## start
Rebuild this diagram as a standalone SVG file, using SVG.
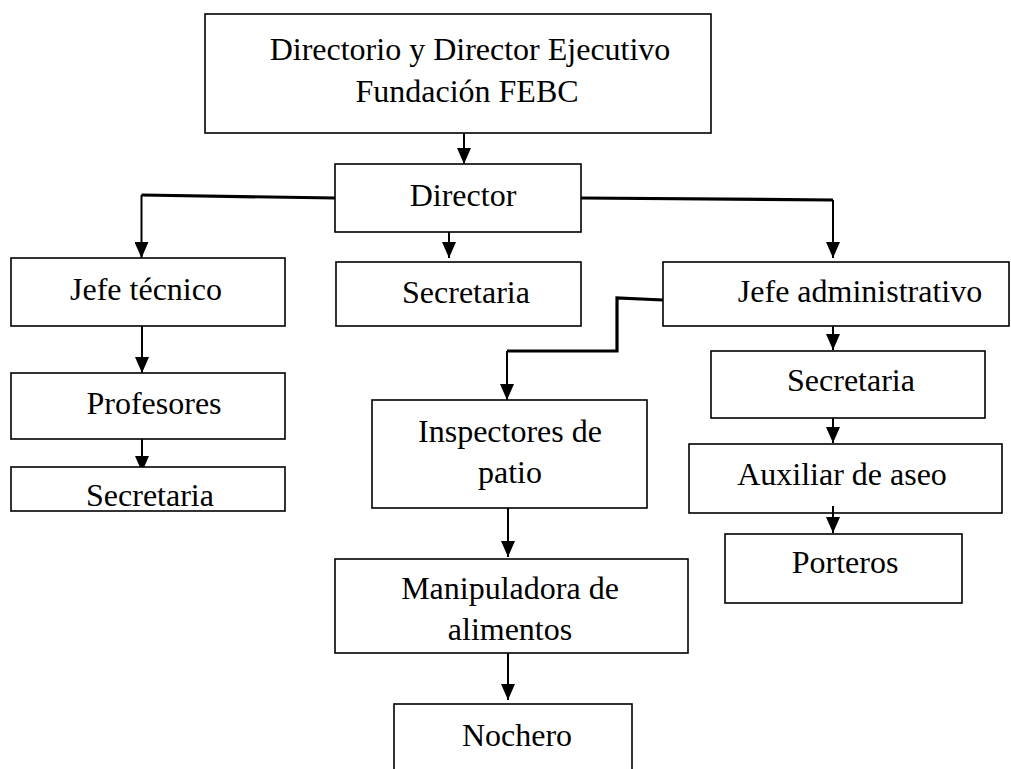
<svg xmlns="http://www.w3.org/2000/svg" width="1011" height="769" viewBox="0 0 1011 769">
<style>
.box{fill:#fff;stroke:#000;stroke-width:1.6}
.t{font-family:"Liberation Serif","Times New Roman",serif;font-size:32px;fill:#000;text-anchor:middle}
.c{fill:none;stroke:#000;stroke-width:2}
.thick{fill:none;stroke:#000;stroke-width:3.2;stroke-linejoin:miter}
</style>
<defs>
<marker id="ah" viewBox="0 0 16 14" refX="16" refY="7" markerWidth="16" markerHeight="14" markerUnits="userSpaceOnUse" orient="auto">
<path d="M0,0 L16,7 L0,14 z" fill="#000"/>
</marker>
</defs>
<rect width="1011" height="769" fill="#fff"/>
<g id="connectors">
<line class="c" x1="464" y1="133" x2="464" y2="164" marker-end="url(#ah)"/>
<line class="c" x1="449" y1="232" x2="449" y2="258" marker-end="url(#ah)"/>
<path class="thick" d="M335,198 L141.5,195"/>
<line class="c" x1="141.5" y1="195" x2="141.5" y2="258" marker-end="url(#ah)"/>
<path class="thick" d="M581,198 L833,200"/>
<line class="c" x1="833" y1="200" x2="833" y2="258" marker-end="url(#ah)"/>
<path class="thick" d="M663,300 L617,298 L617,351 L507,351"/>
<line class="c" x1="507" y1="351" x2="507" y2="400" marker-end="url(#ah)"/>
<line class="c" x1="142" y1="326" x2="142" y2="373" marker-end="url(#ah)"/>
<line class="c" x1="142" y1="439" x2="142" y2="472" marker-end="url(#ah)"/>
<line class="c" x1="508" y1="508" x2="508" y2="557" marker-end="url(#ah)"/>
<line class="c" x1="508" y1="653" x2="508" y2="700" marker-end="url(#ah)"/>
<line class="c" x1="833" y1="326" x2="833" y2="350" marker-end="url(#ah)"/>
<line class="c" x1="833" y1="418" x2="833" y2="443" marker-end="url(#ah)"/>
</g>
<g id="n-top"><rect class="box" x="205" y="14" width="506" height="119"/>
<text class="t" x="470" y="60">Directorio y Director Ejecutivo</text>
<text class="t" x="467" y="102">Fundación FEBC</text></g>
<g id="n-director"><rect class="box" x="335" y="164" width="246" height="68"/><text class="t" x="463" y="206">Director</text></g>
<g id="n-jefe-tecnico"><rect class="box" x="11" y="258" width="274" height="68"/><text class="t" x="146" y="300">Jefe técnico</text></g>
<g id="n-secretaria-dir"><rect class="box" x="336" y="262" width="245" height="64"/><text class="t" x="466" y="303">Secretaria</text></g>
<g id="n-jefe-admin"><rect class="box" x="663" y="262" width="346" height="64"/><text class="t" x="860" y="302">Jefe administrativo</text></g>
<g id="n-profesores"><rect class="box" x="11" y="373" width="274" height="66"/><text class="t" x="154" y="414">Profesores</text></g>
<g id="n-secretaria-jt"><rect class="box" x="11" y="467" width="274" height="44"/><text class="t" x="150" y="506">Secretaria</text></g>
<g id="n-inspectores"><rect class="box" x="372" y="400" width="275" height="108"/>
<text class="t" x="510" y="442">Inspectores de</text><text class="t" x="510" y="483">patio</text></g>
<g id="n-secretaria-adm"><rect class="box" x="711" y="351" width="274" height="67"/><text class="t" x="851" y="391">Secretaria</text></g>
<g id="n-auxiliar"><rect class="box" x="689" y="444" width="313" height="69"/><text class="t" x="842" y="485">Auxiliar de aseo</text></g>
<g id="n-porteros"><rect class="box" x="725" y="534" width="237" height="69"/><text class="t" x="845" y="573">Porteros</text></g>
<g id="n-manipuladora"><rect class="box" x="335" y="559" width="353" height="94"/>
<text class="t" x="510" y="599">Manipuladora de</text><text class="t" x="510" y="640">alimentos</text></g>
<g id="n-nochero"><rect class="box" x="394" y="704" width="238" height="72"/><text class="t" x="517" y="746">Nochero</text></g>
<line class="c" x1="833" y1="506" x2="833" y2="533" marker-end="url(#ah)"/>
</svg>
## end
> _What this task involves_
Output all of the data exactly as it stands, minus any images.

> _Answer to this task_
Rebuild this diagram as a standalone SVG file, using SVG.
<svg xmlns="http://www.w3.org/2000/svg" width="1011" height="769" viewBox="0 0 1011 769">
<style>
.box{fill:#fff;stroke:#000;stroke-width:1.6}
.t{font-family:"Liberation Serif","Times New Roman",serif;font-size:32px;fill:#000;text-anchor:middle}
.c{fill:none;stroke:#000;stroke-width:2}
.thick{fill:none;stroke:#000;stroke-width:3.2;stroke-linejoin:miter}
</style>
<defs>
<marker id="ah" viewBox="0 0 16 14" refX="16" refY="7" markerWidth="16" markerHeight="14" markerUnits="userSpaceOnUse" orient="auto">
<path d="M0,0 L16,7 L0,14 z" fill="#000"/>
</marker>
</defs>
<rect width="1011" height="769" fill="#fff"/>
<g id="connectors">
<line class="c" x1="464" y1="133" x2="464" y2="164" marker-end="url(#ah)"/>
<line class="c" x1="449" y1="232" x2="449" y2="258" marker-end="url(#ah)"/>
<path class="thick" d="M335,198 L141.5,195"/>
<line class="c" x1="141.5" y1="195" x2="141.5" y2="258" marker-end="url(#ah)"/>
<path class="thick" d="M581,198 L833,200"/>
<line class="c" x1="833" y1="200" x2="833" y2="258" marker-end="url(#ah)"/>
<path class="thick" d="M663,300 L617,298 L617,351 L507,351"/>
<line class="c" x1="507" y1="351" x2="507" y2="400" marker-end="url(#ah)"/>
<line class="c" x1="142" y1="326" x2="142" y2="373" marker-end="url(#ah)"/>
<line class="c" x1="142" y1="439" x2="142" y2="472" marker-end="url(#ah)"/>
<line class="c" x1="508" y1="508" x2="508" y2="557" marker-end="url(#ah)"/>
<line class="c" x1="508" y1="653" x2="508" y2="700" marker-end="url(#ah)"/>
<line class="c" x1="833" y1="326" x2="833" y2="350" marker-end="url(#ah)"/>
<line class="c" x1="833" y1="418" x2="833" y2="443" marker-end="url(#ah)"/>
</g>
<g id="n-top"><rect class="box" x="205" y="14" width="506" height="119"/>
<text class="t" x="470" y="60">Directorio y Director Ejecutivo</text>
<text class="t" x="467" y="102">Fundación FEBC</text></g>
<g id="n-director"><rect class="box" x="335" y="164" width="246" height="68"/><text class="t" x="463" y="206">Director</text></g>
<g id="n-jefe-tecnico"><rect class="box" x="11" y="258" width="274" height="68"/><text class="t" x="146" y="300">Jefe técnico</text></g>
<g id="n-secretaria-dir"><rect class="box" x="336" y="262" width="245" height="64"/><text class="t" x="466" y="303">Secretaria</text></g>
<g id="n-jefe-admin"><rect class="box" x="663" y="262" width="346" height="64"/><text class="t" x="860" y="302">Jefe administrativo</text></g>
<g id="n-profesores"><rect class="box" x="11" y="373" width="274" height="66"/><text class="t" x="154" y="414">Profesores</text></g>
<g id="n-secretaria-jt"><rect class="box" x="11" y="467" width="274" height="44"/><text class="t" x="150" y="506">Secretaria</text></g>
<g id="n-inspectores"><rect class="box" x="372" y="400" width="275" height="108"/>
<text class="t" x="510" y="442">Inspectores de</text><text class="t" x="510" y="483">patio</text></g>
<g id="n-secretaria-adm"><rect class="box" x="711" y="351" width="274" height="67"/><text class="t" x="851" y="391">Secretaria</text></g>
<g id="n-auxiliar"><rect class="box" x="689" y="444" width="313" height="69"/><text class="t" x="842" y="485">Auxiliar de aseo</text></g>
<g id="n-porteros"><rect class="box" x="725" y="534" width="237" height="69"/><text class="t" x="845" y="573">Porteros</text></g>
<g id="n-manipuladora"><rect class="box" x="335" y="559" width="353" height="94"/>
<text class="t" x="510" y="599">Manipuladora de</text><text class="t" x="510" y="640">alimentos</text></g>
<g id="n-nochero"><rect class="box" x="394" y="704" width="238" height="72"/><text class="t" x="517" y="746">Nochero</text></g>
<line class="c" x1="833" y1="506" x2="833" y2="533" marker-end="url(#ah)"/>
</svg>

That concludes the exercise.